__EXERCISE DIRECTIONS__. Your task is to retype, word for word, the lines from the start of the data through the line holding "const THETA_STEP = 0.2;". Do not include the pictures.

◆ ◆ ◆

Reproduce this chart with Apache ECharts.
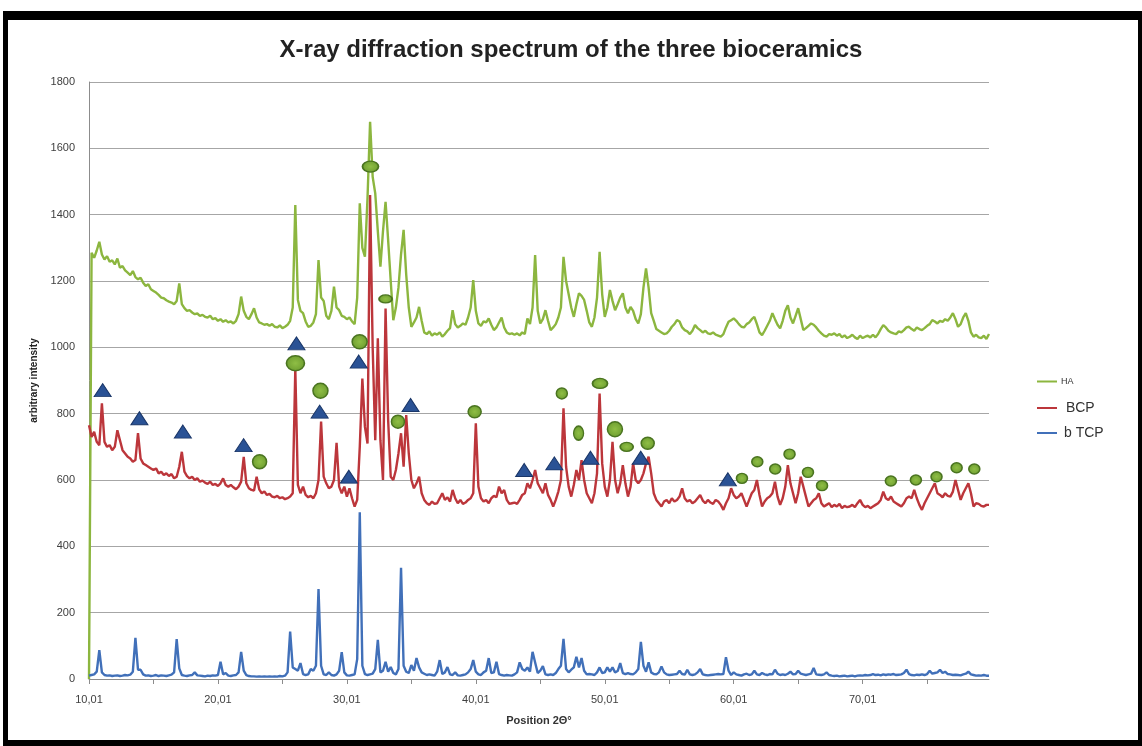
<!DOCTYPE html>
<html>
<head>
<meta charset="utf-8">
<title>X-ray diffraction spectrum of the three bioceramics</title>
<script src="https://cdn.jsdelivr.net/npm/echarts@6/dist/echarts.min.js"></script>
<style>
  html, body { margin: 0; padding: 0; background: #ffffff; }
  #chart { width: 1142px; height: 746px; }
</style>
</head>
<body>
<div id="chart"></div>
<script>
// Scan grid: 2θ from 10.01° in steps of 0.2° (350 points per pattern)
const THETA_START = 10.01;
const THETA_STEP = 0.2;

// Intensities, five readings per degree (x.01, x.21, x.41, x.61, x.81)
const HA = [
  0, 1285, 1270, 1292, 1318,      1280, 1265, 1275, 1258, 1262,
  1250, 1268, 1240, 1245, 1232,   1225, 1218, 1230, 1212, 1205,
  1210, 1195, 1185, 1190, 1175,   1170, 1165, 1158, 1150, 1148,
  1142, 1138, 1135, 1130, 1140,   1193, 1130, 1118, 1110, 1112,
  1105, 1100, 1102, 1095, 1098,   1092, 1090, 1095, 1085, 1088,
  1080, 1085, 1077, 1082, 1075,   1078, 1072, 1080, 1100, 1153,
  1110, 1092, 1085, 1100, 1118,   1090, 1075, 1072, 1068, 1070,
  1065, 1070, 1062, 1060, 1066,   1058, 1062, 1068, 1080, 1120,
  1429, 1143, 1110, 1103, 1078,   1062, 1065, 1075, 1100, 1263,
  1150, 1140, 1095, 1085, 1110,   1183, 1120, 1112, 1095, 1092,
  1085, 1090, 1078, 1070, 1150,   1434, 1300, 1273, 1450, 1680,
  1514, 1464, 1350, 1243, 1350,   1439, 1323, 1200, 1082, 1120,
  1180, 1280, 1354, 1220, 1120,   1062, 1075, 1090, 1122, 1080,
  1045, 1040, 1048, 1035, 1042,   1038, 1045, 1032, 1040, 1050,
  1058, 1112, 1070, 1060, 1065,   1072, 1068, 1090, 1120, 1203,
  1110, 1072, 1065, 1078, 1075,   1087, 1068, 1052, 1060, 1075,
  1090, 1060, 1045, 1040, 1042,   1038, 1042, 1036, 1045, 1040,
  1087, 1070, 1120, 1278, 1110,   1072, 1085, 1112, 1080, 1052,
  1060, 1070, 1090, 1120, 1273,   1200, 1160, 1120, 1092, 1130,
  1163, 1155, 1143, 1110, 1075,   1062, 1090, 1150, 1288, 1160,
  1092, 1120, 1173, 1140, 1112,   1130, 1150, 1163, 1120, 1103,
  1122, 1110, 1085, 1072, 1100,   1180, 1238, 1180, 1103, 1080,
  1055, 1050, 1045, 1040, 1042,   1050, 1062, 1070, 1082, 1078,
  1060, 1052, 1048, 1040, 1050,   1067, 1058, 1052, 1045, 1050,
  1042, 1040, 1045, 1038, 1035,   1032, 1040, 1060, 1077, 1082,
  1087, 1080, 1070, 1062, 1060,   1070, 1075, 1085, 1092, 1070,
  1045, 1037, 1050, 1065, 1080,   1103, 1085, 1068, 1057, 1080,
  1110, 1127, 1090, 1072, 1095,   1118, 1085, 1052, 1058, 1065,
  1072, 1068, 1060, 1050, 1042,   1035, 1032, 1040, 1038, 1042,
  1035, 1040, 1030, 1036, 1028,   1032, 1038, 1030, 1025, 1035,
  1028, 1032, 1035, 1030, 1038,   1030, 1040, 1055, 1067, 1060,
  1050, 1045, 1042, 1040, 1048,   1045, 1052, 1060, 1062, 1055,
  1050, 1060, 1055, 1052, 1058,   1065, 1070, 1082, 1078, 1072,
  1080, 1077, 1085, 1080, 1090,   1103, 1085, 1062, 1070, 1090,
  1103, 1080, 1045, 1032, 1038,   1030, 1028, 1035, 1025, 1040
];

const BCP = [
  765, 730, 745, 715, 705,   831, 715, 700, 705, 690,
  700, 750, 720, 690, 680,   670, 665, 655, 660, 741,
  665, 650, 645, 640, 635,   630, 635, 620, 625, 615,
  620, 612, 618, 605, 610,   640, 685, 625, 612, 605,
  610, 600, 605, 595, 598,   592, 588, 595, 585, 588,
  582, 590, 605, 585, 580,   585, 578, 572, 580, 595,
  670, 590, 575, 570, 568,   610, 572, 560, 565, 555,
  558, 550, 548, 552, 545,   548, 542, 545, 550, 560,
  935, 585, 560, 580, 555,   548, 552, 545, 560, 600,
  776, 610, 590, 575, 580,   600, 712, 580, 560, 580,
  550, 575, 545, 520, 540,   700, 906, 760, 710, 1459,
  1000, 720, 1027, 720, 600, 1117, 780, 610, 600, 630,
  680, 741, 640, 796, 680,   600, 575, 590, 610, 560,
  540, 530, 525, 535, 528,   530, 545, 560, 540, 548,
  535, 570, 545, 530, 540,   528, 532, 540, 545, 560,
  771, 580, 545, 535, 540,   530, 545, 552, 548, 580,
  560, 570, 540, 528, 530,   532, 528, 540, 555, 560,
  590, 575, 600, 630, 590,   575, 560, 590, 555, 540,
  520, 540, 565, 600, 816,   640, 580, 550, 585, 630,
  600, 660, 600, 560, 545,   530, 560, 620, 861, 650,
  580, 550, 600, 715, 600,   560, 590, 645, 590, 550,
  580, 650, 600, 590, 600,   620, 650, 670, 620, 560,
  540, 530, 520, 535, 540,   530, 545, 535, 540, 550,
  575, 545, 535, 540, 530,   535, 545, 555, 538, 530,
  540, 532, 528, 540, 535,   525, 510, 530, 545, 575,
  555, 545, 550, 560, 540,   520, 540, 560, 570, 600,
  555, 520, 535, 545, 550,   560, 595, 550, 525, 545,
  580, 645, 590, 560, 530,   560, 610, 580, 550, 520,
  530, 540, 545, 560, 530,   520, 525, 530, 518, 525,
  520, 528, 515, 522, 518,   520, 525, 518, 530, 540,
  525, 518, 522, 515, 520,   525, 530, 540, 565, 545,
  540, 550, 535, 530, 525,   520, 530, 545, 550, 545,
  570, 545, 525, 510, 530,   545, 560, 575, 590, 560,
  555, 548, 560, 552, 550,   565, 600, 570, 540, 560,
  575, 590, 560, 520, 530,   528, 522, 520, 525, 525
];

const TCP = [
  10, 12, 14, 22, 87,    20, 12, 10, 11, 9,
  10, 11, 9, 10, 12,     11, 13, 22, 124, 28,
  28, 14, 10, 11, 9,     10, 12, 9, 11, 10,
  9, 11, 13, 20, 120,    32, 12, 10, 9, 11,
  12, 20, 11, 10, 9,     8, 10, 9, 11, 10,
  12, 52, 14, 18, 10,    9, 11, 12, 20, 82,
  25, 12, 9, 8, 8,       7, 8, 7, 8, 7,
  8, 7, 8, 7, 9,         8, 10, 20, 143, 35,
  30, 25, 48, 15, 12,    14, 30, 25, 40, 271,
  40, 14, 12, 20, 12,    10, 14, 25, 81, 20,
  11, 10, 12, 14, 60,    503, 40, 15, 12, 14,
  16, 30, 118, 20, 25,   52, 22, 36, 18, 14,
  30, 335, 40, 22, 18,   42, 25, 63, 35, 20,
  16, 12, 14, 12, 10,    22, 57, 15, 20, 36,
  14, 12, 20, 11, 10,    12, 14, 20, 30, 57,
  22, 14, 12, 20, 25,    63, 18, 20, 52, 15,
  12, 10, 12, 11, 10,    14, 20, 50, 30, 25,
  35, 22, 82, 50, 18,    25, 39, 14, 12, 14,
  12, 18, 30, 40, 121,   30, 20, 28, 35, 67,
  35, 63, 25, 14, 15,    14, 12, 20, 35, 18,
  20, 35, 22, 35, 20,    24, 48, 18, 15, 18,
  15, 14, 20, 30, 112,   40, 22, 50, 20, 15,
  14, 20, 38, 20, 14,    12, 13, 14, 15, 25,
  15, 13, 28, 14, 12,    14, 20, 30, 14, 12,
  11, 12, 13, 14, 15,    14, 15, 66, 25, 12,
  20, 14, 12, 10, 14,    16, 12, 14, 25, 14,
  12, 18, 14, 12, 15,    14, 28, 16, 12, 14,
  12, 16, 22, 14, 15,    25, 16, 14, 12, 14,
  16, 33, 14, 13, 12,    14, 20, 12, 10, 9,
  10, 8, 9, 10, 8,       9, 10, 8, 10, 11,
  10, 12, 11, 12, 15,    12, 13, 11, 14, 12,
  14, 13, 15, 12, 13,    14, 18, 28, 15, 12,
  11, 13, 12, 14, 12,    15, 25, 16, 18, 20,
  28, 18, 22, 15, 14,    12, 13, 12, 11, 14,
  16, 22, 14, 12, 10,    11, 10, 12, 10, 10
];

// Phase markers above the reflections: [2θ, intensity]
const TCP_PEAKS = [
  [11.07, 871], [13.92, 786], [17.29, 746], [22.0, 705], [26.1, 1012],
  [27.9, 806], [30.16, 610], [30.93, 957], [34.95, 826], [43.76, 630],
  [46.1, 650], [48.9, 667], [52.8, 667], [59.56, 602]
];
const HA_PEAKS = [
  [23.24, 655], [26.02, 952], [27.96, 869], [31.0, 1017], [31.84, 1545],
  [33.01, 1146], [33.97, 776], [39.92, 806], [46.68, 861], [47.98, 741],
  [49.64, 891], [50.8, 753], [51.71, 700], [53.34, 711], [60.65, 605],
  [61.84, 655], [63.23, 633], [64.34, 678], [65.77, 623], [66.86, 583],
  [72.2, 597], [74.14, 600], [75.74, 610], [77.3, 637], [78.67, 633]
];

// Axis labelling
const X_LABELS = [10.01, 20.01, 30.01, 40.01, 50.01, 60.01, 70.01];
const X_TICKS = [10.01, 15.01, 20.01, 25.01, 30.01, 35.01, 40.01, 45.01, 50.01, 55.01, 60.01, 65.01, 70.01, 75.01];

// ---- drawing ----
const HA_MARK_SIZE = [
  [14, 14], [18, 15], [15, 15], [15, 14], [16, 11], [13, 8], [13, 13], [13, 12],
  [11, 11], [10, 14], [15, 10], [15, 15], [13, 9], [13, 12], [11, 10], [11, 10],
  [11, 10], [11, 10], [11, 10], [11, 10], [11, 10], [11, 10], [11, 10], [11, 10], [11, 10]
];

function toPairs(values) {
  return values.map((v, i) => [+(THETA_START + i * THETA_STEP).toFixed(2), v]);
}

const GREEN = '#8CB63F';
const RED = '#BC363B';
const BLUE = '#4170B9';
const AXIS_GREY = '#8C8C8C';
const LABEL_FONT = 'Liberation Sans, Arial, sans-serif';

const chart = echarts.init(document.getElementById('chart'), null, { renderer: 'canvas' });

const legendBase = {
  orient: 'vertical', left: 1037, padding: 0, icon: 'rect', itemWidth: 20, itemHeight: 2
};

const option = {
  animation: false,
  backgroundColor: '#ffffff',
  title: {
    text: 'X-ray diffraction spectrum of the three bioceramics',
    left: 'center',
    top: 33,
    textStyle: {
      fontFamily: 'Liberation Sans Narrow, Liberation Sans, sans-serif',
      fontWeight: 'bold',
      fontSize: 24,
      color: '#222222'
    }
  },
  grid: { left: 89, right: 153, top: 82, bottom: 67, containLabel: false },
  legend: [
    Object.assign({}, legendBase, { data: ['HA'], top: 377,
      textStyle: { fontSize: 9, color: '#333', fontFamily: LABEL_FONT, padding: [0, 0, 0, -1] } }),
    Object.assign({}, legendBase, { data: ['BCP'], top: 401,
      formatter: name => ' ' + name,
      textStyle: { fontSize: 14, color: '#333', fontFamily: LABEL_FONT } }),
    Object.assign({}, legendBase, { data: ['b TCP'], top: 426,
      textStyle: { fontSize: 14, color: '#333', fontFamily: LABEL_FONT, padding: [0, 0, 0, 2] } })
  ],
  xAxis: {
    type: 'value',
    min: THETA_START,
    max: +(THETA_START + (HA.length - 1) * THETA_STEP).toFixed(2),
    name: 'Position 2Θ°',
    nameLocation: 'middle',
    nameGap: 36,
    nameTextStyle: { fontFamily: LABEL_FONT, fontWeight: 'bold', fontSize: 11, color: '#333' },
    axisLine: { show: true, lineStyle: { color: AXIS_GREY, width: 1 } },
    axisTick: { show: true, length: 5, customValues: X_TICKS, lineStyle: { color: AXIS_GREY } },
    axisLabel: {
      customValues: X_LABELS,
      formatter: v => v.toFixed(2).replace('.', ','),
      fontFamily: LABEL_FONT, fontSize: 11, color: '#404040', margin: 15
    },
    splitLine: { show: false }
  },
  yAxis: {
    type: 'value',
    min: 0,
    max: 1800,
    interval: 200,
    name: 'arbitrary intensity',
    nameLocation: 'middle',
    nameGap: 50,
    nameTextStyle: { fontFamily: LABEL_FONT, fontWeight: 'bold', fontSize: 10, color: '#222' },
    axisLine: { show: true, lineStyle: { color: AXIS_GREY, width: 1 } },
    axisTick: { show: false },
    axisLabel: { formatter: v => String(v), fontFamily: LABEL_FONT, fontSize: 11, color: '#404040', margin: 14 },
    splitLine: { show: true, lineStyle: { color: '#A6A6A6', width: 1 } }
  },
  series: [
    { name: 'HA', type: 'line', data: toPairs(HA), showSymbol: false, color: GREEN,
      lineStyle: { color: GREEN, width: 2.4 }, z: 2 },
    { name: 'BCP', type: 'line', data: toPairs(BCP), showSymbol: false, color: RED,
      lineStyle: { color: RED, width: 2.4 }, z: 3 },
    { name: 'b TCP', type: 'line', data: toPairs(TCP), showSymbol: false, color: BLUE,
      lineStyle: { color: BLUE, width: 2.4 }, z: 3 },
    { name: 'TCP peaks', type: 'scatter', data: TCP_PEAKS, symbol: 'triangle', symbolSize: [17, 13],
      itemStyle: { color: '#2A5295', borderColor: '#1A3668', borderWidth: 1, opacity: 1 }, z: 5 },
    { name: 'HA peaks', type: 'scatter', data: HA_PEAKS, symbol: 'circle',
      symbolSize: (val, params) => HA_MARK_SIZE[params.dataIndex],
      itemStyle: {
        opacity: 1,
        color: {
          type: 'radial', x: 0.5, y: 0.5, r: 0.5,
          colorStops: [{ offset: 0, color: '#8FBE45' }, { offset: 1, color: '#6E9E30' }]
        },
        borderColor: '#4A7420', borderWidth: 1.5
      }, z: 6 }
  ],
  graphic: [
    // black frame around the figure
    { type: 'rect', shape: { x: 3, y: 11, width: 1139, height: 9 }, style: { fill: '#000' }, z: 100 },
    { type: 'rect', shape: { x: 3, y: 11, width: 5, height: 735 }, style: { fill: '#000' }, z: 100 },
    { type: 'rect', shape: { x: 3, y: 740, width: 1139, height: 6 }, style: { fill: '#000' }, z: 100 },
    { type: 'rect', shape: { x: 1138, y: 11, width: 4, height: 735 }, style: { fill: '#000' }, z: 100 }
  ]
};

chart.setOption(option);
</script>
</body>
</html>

◆ ◆ ◆

__WRITTEN SOLUTION__.
Reproduce this chart with Apache ECharts.
<!DOCTYPE html>
<html>
<head>
<meta charset="utf-8">
<title>X-ray diffraction spectrum of the three bioceramics</title>
<script src="https://cdn.jsdelivr.net/npm/echarts@6/dist/echarts.min.js"></script>
<style>
  html, body { margin: 0; padding: 0; background: #ffffff; }
  #chart { width: 1142px; height: 746px; }
</style>
</head>
<body>
<div id="chart"></div>
<script>
// Scan grid: 2θ from 10.01° in steps of 0.2° (350 points per pattern)
const THETA_START = 10.01;
const THETA_STEP = 0.2;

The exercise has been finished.